Puerto Rico Agency Readies $500M Sales Tax Issue for May

The Puerto Rico Sales Tax Financing Corp. is gearing up for a roughly $500 million sales tax deal set for mid-May, and recently named Citi as book-runner and Barclays Capital as co-senior manager on the transaction.

Market participants said the Government Development Bank for Puerto Rico, the island's financing arm, is looking to sell a combined $500 million of sales tax bonds in the U.S. and local market. The deal size could increase depending on market appetite, bankers said.

Co-managers include Bank of America-Merrill Lynch, JPMorgan, Goldman, Sachs & Co, and Morgan Stanley, along with seven banks in the deal's selling group, according to the GDB.

Officials are still working on the structure of the sale, including whether the new sales tax bonds will be subordinate to Puerto Rico's existing $5.2 billion of sales tax debt. The corporation's debt is known under its Spanish acronym as COFINA bonds.

Bankers pointed to two recent deals that may indicate healthy investor interest in municipals that could bode well for Puerto Rico's anticipated sales tax transaction. California sold $6.54 billion of general obligation debt on March 25, with yields ranging from 3.2% with a 3.2% coupon in 2013 to 6.1% with a 6% coupon in 2038. The state carries A ratings from Standard & Poor's and Fitch Ratings, and an A2 from Moody's Investors Service.

Fitch and Standard & Poor's rate the existing COFINA bonds A-plus. Moody's rates the credit A1.

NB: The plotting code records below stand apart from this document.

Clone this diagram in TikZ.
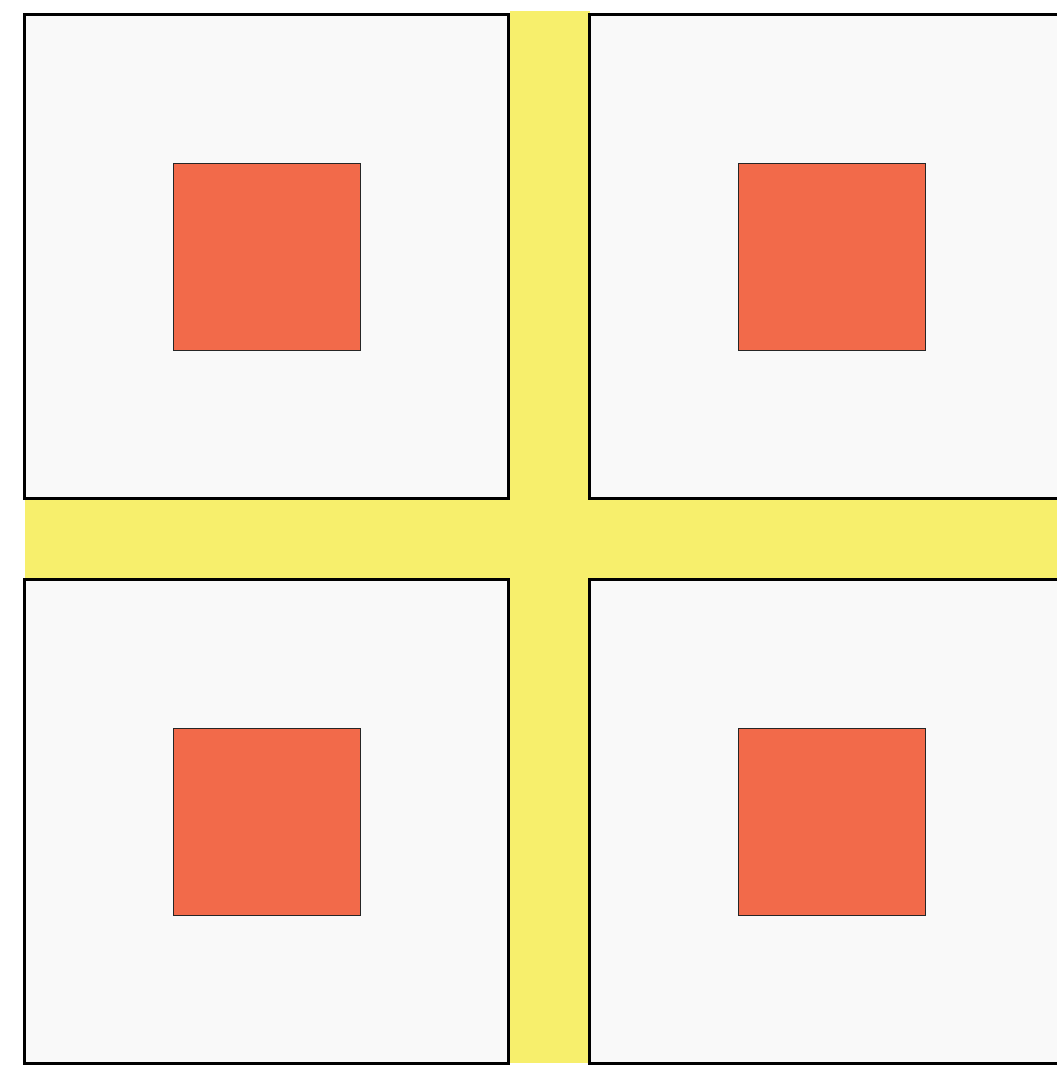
\documentclass[tikz,border=0pt]{standalone}
\definecolor{bandyellow}{HTML}{F7EF6C}
\definecolor{plotgray}{HTML}{F9F9F9}
\definecolor{coreorange}{HTML}{F26A4A}
\tikzset{
  plot/.style={fill=plotgray, draw=black, line width=3pt},
  core/.style={fill=coreorange, draw=black!85, line width=0.9pt},
  band/.style={fill=bandyellow, draw=none}
}
\begin{document}
\begin{tikzpicture}[x=1pt,y=-1pt]
\useasboundingbox (0,0) rectangle (1057,1072);
\clip (0,0) rectangle (1057,1072);
% yellow bands
\fill[band] (510,11) rectangle (590,1063);
\fill[band] (25,498) rectangle (1057,579);
% plots
\foreach \ox/\oy in {0/0, 565/0, 0/565, 565/565}{
  \draw[plot] (24.5+\ox,14.5+\oy) rectangle (508+\ox,498+\oy);
  \draw[core] (173+\ox,163+\oy) rectangle (360+\ox,350+\oy);
}
\end{tikzpicture}
\end{document}
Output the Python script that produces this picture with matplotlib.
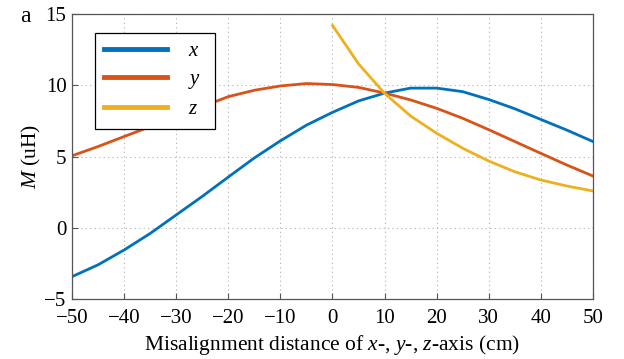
import matplotlib
matplotlib.use("Agg")
import matplotlib.pyplot as plt
import numpy as np

dist_xy = [-50, -45, -40, -35, -30, -25, -20, -15, -10, -5, 0, 5, 10, 15, 20, 25, 30, 35, 40, 45, 50]
M_x = [-3.43, -2.6, -1.56, -0.4, 0.9, 2.2, 3.56, 4.9, 6.1, 7.2, 8.1, 8.9, 9.45, 9.8, 9.8, 9.55, 9.0, 8.35, 7.6, 6.85, 6.05]
M_y = [5.05, 5.7, 6.4, 7.1, 7.8, 8.5, 9.2, 9.65, 9.95, 10.12, 10.05, 9.85, 9.45, 8.97, 8.38, 7.68, 6.88, 6.05, 5.22, 4.4, 3.63]
dist_z = [0, 5, 10, 15, 20, 25, 30, 35, 40, 45, 50]
M_z = [14.2, 11.5, 9.43, 7.84, 6.63, 5.58, 4.68, 3.93, 3.35, 2.93, 2.58]

xticks = [-50, -40, -30, -20, -10, 0, 10, 20, 30, 40, 50]
yticks = [-5, 0, 5, 10, 15]

plt.rcParams['font.family'] = ['Liberation Serif', 'DejaVu Serif']
plt.rcParams['mathtext.fontset'] = 'custom'
plt.rcParams['mathtext.it'] = 'Liberation Serif:italic'
plt.rcParams['mathtext.rm'] = 'Liberation Serif'

fig = plt.figure(figsize=(6.24, 3.59), dpi=100)
ax = fig.add_axes([0.1154, 0.1671, 0.8349, 0.7939])

c_x, c_y, c_z = '#0072BD', '#D95319', '#EDB120'
ax.plot(dist_xy, M_x, color=c_x, lw=2.0, label='$x$')
ax.plot(dist_xy, M_y, color=c_y, lw=2.0, label='$y$')
ax.plot(dist_z, M_z, color=c_z, lw=2.0, label='$z$')

ax.set_xlim(-50, 50)
ax.set_ylim(-5, 15)
ax.set_xticks(xticks)
ax.set_yticks(yticks)
ax.set_xticklabels(['\u2212' + str(-t) if t < 0 else str(t) for t in xticks])
ax.set_yticklabels(['\u2212' + str(-t) if t < 0 else str(t) for t in yticks])
ax.tick_params(direction='in', labelsize=15, length=4, color='#555555')
ax.tick_params(axis='x', pad=7)
ax.tick_params(axis='y', pad=4)
ax.grid(True, linestyle=(0, (1, 3)), color='#b0b0b0', lw=0.8)
for s in ax.spines.values():
    s.set_color('#555555')
    s.set_linewidth(0.9)

ax.set_xlabel('Misalignment distance of $x$-, $y$-, $z$-axis (cm)', fontsize=15.5, labelpad=4)
ax.set_ylabel('$M$ (uH)', fontsize=15.5, labelpad=1)

leg = ax.legend(loc='upper left', bbox_to_anchor=(0.044, 0.935), fontsize=15,
                handlelength=3.0, handletextpad=1.0, labelspacing=0.4,
                frameon=True, fancybox=False, edgecolor='black', borderpad=0.45,
                borderaxespad=0, framealpha=1.0)
leg.get_frame().set_linewidth(0.9)
for l in leg.get_lines():
    l.set_linewidth(3.5)
for t in leg.get_texts():
    t.set_text(t.get_text() + '  ')

fig.text(0.033, 0.94, 'a', fontsize=17)

fig.savefig('out.png', dpi=100)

In addition, the Long Island Power Authority, which carries credit ratings below COFINA, sold $435.8 million of revenue bonds on Jan. 15, with yields ranging from 2.98% with a 3% coupon in 2014 to 5.87% with a 5.75% coupon in 2039. Moody's rates LIPA A3 while Fitch and Standard & Poor's rate it A-minus.

To finance the new debt issuance, Puerto Rico lawmakers this year approved directing an additional 1.75 cents from the sales tax to the corporation. The fund will receive 2.75 cents from the island’s 7-cent sales tax beginning July 1. That increased allocation will allow up to $7 billion of COFINA borrowing over the next few years, according to a banker working on the upcoming transaction.

According to the GDB, the $5.2 billion of prior sales tax debt will continue to have debt service coverage of 5.5 times, even with a new ceiling that caps the revenue from the dedication at $1.85 billion annually.

Lawmakers designed the $1.85 billion limit to protect investors of general obligation bonds and other commonwealth-backed debt as sales tax revenue flows into the general fund after debt service costs on the COFINA bonds have been met.

The Sales Tax Financing Corp., by law, has the ability to use an additional 2.75 cents from the full seven-cent tax to help pay debt service if necessary.

The island generated $538.5 billion of sales tax receipts from July through February compared to $572.7 billion collected during the same period the year before, a drop of $34.1 billion, according to the Puerto Rico Treasury Department's Web site.

Market participants are eager to see what ratings the new sales tax bonds will garner. At the Puerto Rico Credit Conference in February, GDB president Carlos Garcia questioned COFINA's single-A rating in comparison to similar sales tax bonds in other jurisdictions that have lower debt service coverage but are rated higher.

Garcia said the Massachusetts Bay Transportation Authority sales tax bonds, which have two times coverage, and the Nassau County, N.Y., Interim Finance Authority sales tax debt, which has 4.5 times coverage, are rated AAA by Standard & Poor's and Fitch and Aa2 by Moody's.

If officials choose to designate Puerto Rico's new sales tax bonds as subordinate to the $5.2 billion of existing COFINA debt, the rating agencies would most likely rate the new sales-tax bonds a notch lower than the existing debt, as those bonds would then be senior bonds.